Vendredi 21 Mars 1986
EXPOSITION / GALERIE DU CENTRE CULTUREL
Les sculptures ne négligent pas non plus la fantasmagorie et le surréalisme
René Vidal et sa "Femme au Paranuit" (Photo Daniel)
La couleur ! Vivante, folle, gaie, elle éclate sur les murs pierreux de la galerie du Centre culturel, rue Sabaterie, qui accueille, jusqu'au 30 avril, les oeuvres de René Vidal. Quitte, parfois, à ce que le mariage forcé des rouges agressifs et des bleus de rêve, des violets puissants et des noirs sans concession rompent avec l'harmonie communément admise et le classicisme de bon ton.
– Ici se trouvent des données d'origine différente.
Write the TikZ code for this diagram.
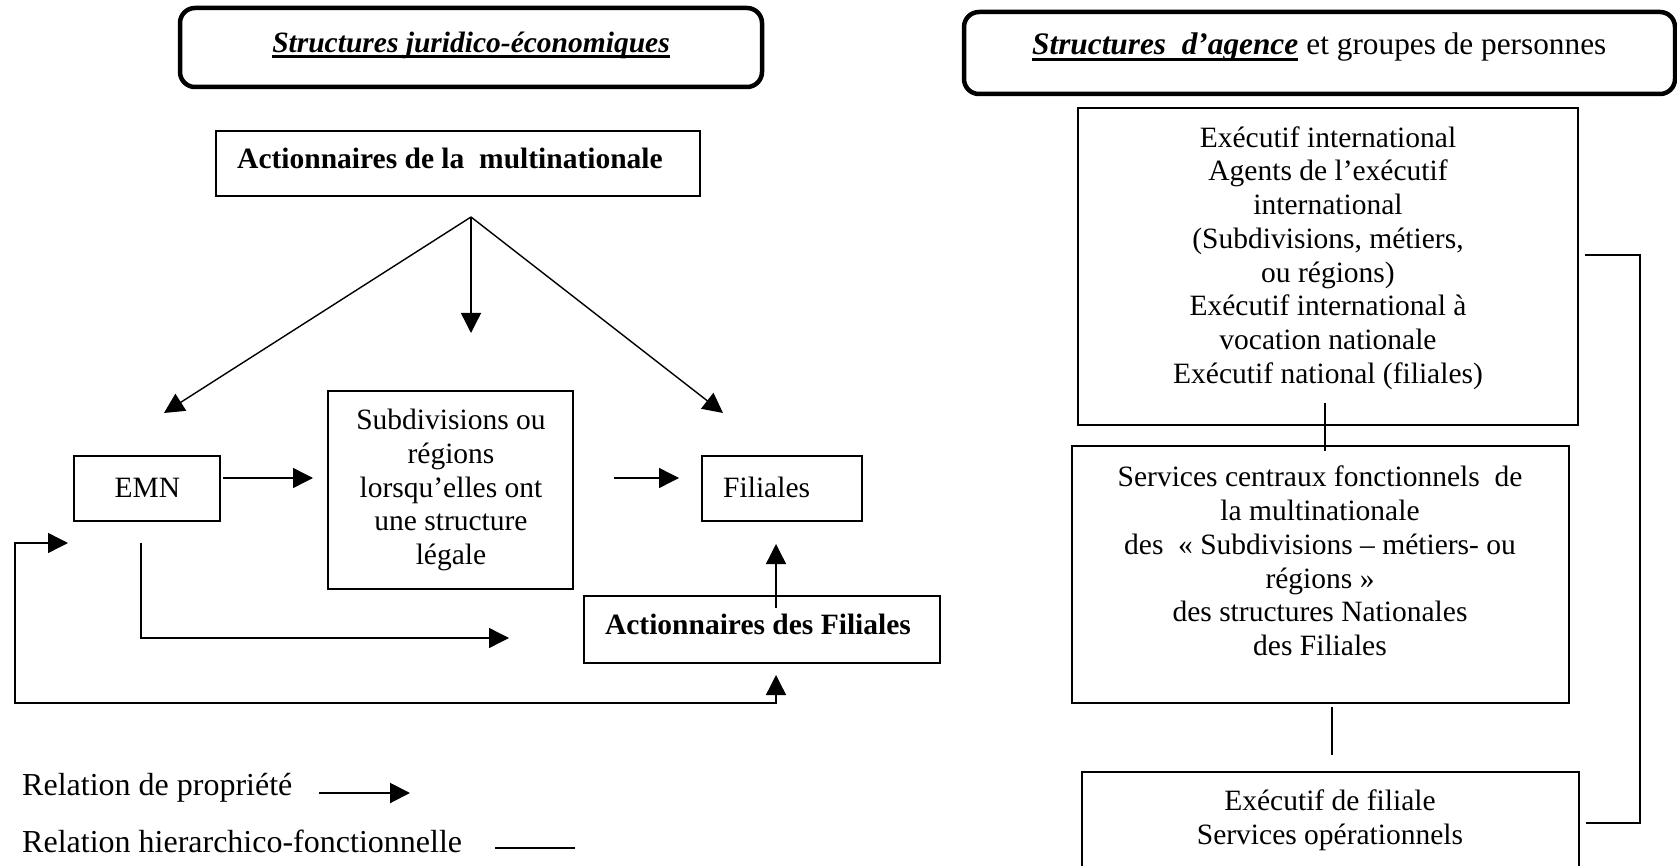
\documentclass[tikz,border=0pt]{standalone}
\usepackage{fontspec}
\setmainfont{Liberation Serif}
\usetikzlibrary{arrows.meta,calc}

\begin{document}
\begin{tikzpicture}[x=1pt,y=-1pt,
  box/.style={draw, line width=1.8pt, inner sep=0pt},
  titlebox/.style={draw, line width=4.5pt, rounded corners=15pt, inner sep=0pt},
  txt/.style={font=\fontsize{29.5pt}{33.7pt}\selectfont, inner sep=0pt, align=center},
  bigtxt/.style={font=\fontsize{31.3pt}{36pt}\selectfont, inner sep=0pt},
  legtxt/.style={font=\fontsize{32pt}{36pt}\selectfont, inner sep=0pt},
  link/.style={line width=1.4pt},
  head/.tip={Triangle[length=20pt,width=20pt]},
  own/.style={line width=1.4pt, -head},
  uline/.style={line width=3pt}
]
\useasboundingbox (0,0) rectangle (1677,866);
\clip (0,0) rectangle (1677,866);

% ---------- left part: legal and economic structures ----------
\node[titlebox, minimum width=582pt, minimum height=79pt] (tl) at (471,47.5) {};
\node[txt, anchor=base] (tlt) at (471,53) {\textbf{\textit{Structures juridico-économiques}}};
\draw[uline] ($(tlt.base west)+(0,4)$) -- ($(tlt.base east)+(0,4)$);

\node[box, minimum width=484pt, minimum height=65pt] (act) at (458,163.5) {};
\node[txt, anchor=base west] (actt) at (237,169) {\textbf{Actionnaires de la\ \ multinationale}};

\node[box, minimum width=245pt, minimum height=198pt] (sub) at (450.5,490) {};
\node[txt] (subt) at (451,490) {Subdivisions ou\\régions\\lorsqu’elles ont\\une structure\\légale};

\node[box, minimum width=146pt, minimum height=65pt] (emn) at (147,488.5) {};
\node[txt, anchor=base] (emnt) at (147.5,497) {EMN};

\node[box, minimum width=160pt, minimum height=65pt] (fil) at (782,488.5) {};
\node[txt, anchor=base west] (filt) at (723,497) {Filiales};

\node[box, minimum width=356pt, minimum height=67pt] (af) at (762,629.5) {};
\node[txt, anchor=base] (aft) at (758,634) {\textbf{Actionnaires des Filiales}};

% ownership links
\coordinate (apex) at (471,217);
\coordinate (tipL) at (164,413);
\coordinate (tipM) at (471,333);
\coordinate (tipR) at (723,413);
\draw[own] (apex) -- (tipL);
\draw[own] (apex) -- (tipM);
\draw[own] (apex) -- (tipR);

\coordinate (e1) at (223,478);
\coordinate (e2) at (313,478);
\draw[own] (e1) -- (e2);

\coordinate (s1) at (614,478);
\coordinate (s2) at (679,478);
\draw[own] (s1) -- (s2);

\coordinate (af1) at (776,608);
\coordinate (af2) at (776,544);
\draw[own] (af1) -- (af2);

\coordinate (d1) at (141,543);
\coordinate (d2) at (509,638);
\draw[own] (d1) |- (d2);

\coordinate (l1) at (68,543);
\coordinate (lc) at (15,703);
\coordinate (l2) at (776,675);
\draw[link, head-head] (l1) -| (lc) -| (l2);

% legend
\node[legtxt, anchor=base west] (leg1) at (22,795) {Relation de propriété};
\node[legtxt, anchor=base west] (leg2) at (22,852) {Relation hierarchico-fonctionnelle};
\coordinate (lga) at (319,793);
\coordinate (lgb) at (410,793);
\draw[line width=2pt, -head] (lga) -- (lgb);
\coordinate (lha) at (495,848);
\coordinate (lhb) at (575,848);
\draw[line width=2pt] (lha) -- (lhb);

% ---------- right part: agency structures ----------
\node[titlebox, minimum width=711pt, minimum height=82pt] (tr) at (1319.5,53) {};
\node[bigtxt, anchor=base west] (trt1) at (1032,55) {\textbf{\textit{Structures\ \ d’agence}}};
\node[bigtxt, anchor=base west] (trt2) at (trt1.base east) {\ et groupes de personnes};
\draw[uline] ($(trt1.base west)+(0,5)$) -- ($(trt1.base east)+(0,5)$);

\node[box, minimum width=500pt, minimum height=317pt] (b1) at (1328,266.5) {};
\node[txt] (b1t) at (1328,258) {Exécutif international\\Agents de l’exécutif\\international\\(Subdivisions, métiers,\\ou régions)\\Exécutif international à\\vocation nationale\\Exécutif national (filiales)};

\node[box, minimum width=497pt, minimum height=257pt] (b2) at (1320.5,574.5) {};
\node[txt] (b2t) at (1320,561) {Services centraux fonctionnels\ \ de\\la multinationale\\des\ \ «\ Subdivisions – métiers- ou\\régions\ »\\des structures Nationales\\des Filiales};

\node[box, minimum width=497pt, minimum height=128pt] (b3) at (1330.5,836) {};
\node[txt] (b3t) at (1330,820) {Exécutif de filiale\\Services opérationnels};

% hierarchical links
\coordinate (v1a) at (1325,403);
\coordinate (v1b) at (1325,451);
\draw[link] (v1a) -- (v1b);
\coordinate (v2a) at (1332,707);
\coordinate (v2b) at (1332,755);
\draw[link] (v2a) -- (v2b);
\coordinate (bra) at (1585,255);
\coordinate (brc) at (1640,823);
\coordinate (brb) at (1586,823);
\draw[line width=1.8pt] (bra) -| (brc) -- (brb);

\end{tikzpicture}
\end{document}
Mais René Vidal est avant tout sculpteur. Dès lors, la couleur appuie surtout les formes, en gomme les angles, en accentue les courbes, en épouse le délire. Surréaliste, si l'on tient vraiment aux étiquettes. René Vidal joue avec les formes comme avec un jeu de construction, bouleversant le paysage du corps, la géographie des enlacements. Ces structures sont peuplées de femmes épanouies, mais de femmes éclatées puisque, après tout, une bouche suave, la courbe d'un sein, le fuselage d'une jambe suffit à les nommer. Si les hommes essentiellement des pantins minuscules, des marionnettes dont la vie ne tient qu'à un fil, les femmes de René Vidal ont le privilège de l'inquiétante étrangeté, avec leurs mains aux ongles peints, saisissant par exemple une ombrelle rose ("la Femme au Paranuit"), leurs rondeurs insolentes que le bois magnifie.
Vitalité exubérante et fantasmagorie troublante font bon ménage dans ces sculptures qui méritent décidément qu'on penche un peu la tête pour en saisir tous les aspects : ainsi "le Débredinoir" propose une ouverture ronde cerclée de fourrure sur le côté d'une grande boîte noire : il suffit d'y passer la tête pour découvrir de nouveaux fantasmes, des femmes épuisées aux corps de nuages bleus, soutenant leurs compagnons qui, décidément, sont bien petits pour la rondeur de leur bras.
BOITES A MALICES
Jeu de formes, jeu de boîtes. René Vidal aime le mystère des intérieurs, les dessous des dessus, l'exploration volontiers ironique du dedans. S'il construit des boîtes, c'est pour mieux les ouvrir; en rendre visibles le mécanisme, les chevilles, les poignées, les fils et les ficelles. Ainsi, les élans, les formes sinusoïdales échappent à la géométrie fermée de "Sabot bleu" et de "Sabot noir" (le père de l'artiste était.... sabotier dans le Lot !) pour mieux la souligner. De même, les triptyques ordonnent le désordre, disciplinent le délire pour mieux en mettre en valeur les visions (la tentation de saint Antoine) ou les convulsions ("la Bataille noire"). René Vidal décidément ne ressemble qu'à lui. Jusqu'à ces clins d'œil qu'il affectionne, ces mélanges de matière qui détournent le bois de sa fonction "noble" : plumes, cuirs, et.... poignée de porcelaine dans "Simonetta nous y perdrons des plumes", fils et pierre dans "les Passagères clandestines".